Brief: Write out the entire listing below exactly as it appears, minus any pictures.

Source material:
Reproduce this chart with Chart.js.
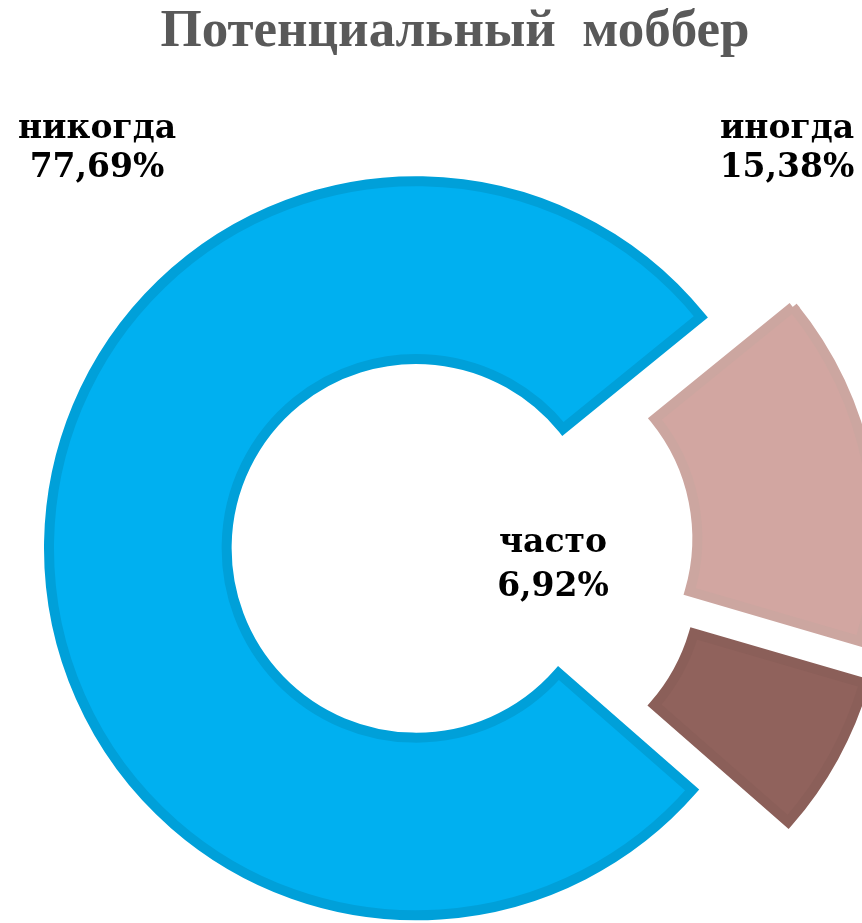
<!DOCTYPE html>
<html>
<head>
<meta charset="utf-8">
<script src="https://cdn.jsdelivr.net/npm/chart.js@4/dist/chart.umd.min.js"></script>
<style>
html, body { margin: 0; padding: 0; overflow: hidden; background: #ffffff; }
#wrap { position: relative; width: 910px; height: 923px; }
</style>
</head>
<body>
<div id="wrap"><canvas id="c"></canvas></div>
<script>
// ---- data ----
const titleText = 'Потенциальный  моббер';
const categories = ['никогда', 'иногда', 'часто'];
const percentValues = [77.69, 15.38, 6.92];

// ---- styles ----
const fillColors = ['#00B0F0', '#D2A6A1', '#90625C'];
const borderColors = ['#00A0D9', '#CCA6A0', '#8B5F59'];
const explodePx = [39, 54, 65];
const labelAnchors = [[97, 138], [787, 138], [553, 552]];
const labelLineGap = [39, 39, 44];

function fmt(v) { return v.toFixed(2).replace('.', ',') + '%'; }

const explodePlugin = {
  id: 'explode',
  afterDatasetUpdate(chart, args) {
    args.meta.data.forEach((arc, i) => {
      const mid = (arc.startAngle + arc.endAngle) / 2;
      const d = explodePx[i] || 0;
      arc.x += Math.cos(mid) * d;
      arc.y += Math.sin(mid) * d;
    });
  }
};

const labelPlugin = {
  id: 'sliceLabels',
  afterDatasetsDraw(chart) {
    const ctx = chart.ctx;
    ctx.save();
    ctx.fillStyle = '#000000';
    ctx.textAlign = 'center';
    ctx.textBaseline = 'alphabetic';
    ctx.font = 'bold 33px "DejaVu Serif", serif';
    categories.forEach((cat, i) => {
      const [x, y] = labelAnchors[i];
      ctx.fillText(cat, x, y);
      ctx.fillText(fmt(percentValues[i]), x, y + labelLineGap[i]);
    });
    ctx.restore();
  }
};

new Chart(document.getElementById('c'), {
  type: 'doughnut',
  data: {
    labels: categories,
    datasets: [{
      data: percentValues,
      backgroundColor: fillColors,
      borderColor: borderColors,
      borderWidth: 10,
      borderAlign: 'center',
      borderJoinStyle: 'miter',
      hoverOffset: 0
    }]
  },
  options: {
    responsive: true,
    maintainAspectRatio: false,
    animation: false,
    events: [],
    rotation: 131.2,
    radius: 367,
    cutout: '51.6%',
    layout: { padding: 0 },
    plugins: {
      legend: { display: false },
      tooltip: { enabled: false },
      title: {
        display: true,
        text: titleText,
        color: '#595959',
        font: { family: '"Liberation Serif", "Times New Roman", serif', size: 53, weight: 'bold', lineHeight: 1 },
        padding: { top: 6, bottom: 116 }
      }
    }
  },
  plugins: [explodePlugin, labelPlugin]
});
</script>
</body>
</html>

Exercise response:
Reproduce this chart with Chart.js.
<!DOCTYPE html>
<html>
<head>
<meta charset="utf-8">
<script src="https://cdn.jsdelivr.net/npm/chart.js@4/dist/chart.umd.min.js"></script>
<style>
html, body { margin: 0; padding: 0; overflow: hidden; background: #ffffff; }
#wrap { position: relative; width: 910px; height: 923px; }
</style>
</head>
<body>
<div id="wrap"><canvas id="c"></canvas></div>
<script>
// ---- data ----
const titleText = 'Потенциальный  моббер';
const categories = ['никогда', 'иногда', 'часто'];
const percentValues = [77.69, 15.38, 6.92];

// ---- styles ----
const fillColors = ['#00B0F0', '#D2A6A1', '#90625C'];
const borderColors = ['#00A0D9', '#CCA6A0', '#8B5F59'];
const explodePx = [39, 54, 65];
const labelAnchors = [[97, 138], [787, 138], [553, 552]];
const labelLineGap = [39, 39, 44];

function fmt(v) { return v.toFixed(2).replace('.', ',') + '%'; }

const explodePlugin = {
  id: 'explode',
  afterDatasetUpdate(chart, args) {
    args.meta.data.forEach((arc, i) => {
      const mid = (arc.startAngle + arc.endAngle) / 2;
      const d = explodePx[i] || 0;
      arc.x += Math.cos(mid) * d;
      arc.y += Math.sin(mid) * d;
    });
  }
};

const labelPlugin = {
  id: 'sliceLabels',
  afterDatasetsDraw(chart) {
    const ctx = chart.ctx;
    ctx.save();
    ctx.fillStyle = '#000000';
    ctx.textAlign = 'center';
    ctx.textBaseline = 'alphabetic';
    ctx.font = 'bold 33px "DejaVu Serif", serif';
    categories.forEach((cat, i) => {
      const [x, y] = labelAnchors[i];
      ctx.fillText(cat, x, y);
      ctx.fillText(fmt(percentValues[i]), x, y + labelLineGap[i]);
    });
    ctx.restore();
  }
};

new Chart(document.getElementById('c'), {
  type: 'doughnut',
  data: {
    labels: categories,
    datasets: [{
      data: percentValues,
      backgroundColor: fillColors,
      borderColor: borderColors,
      borderWidth: 10,
      borderAlign: 'center',
      borderJoinStyle: 'miter',
      hoverOffset: 0
    }]
  },
  options: {
    responsive: true,
    maintainAspectRatio: false,
    animation: false,
    events: [],
    rotation: 131.2,
    radius: 367,
    cutout: '51.6%',
    layout: { padding: 0 },
    plugins: {
      legend: { display: false },
      tooltip: { enabled: false },
      title: {
        display: true,
        text: titleText,
        color: '#595959',
        font: { family: '"Liberation Serif", "Times New Roman", serif', size: 53, weight: 'bold', lineHeight: 1 },
        padding: { top: 6, bottom: 116 }
      }
    }
  },
  plugins: [explodePlugin, labelPlugin]
});
</script>
</body>
</html>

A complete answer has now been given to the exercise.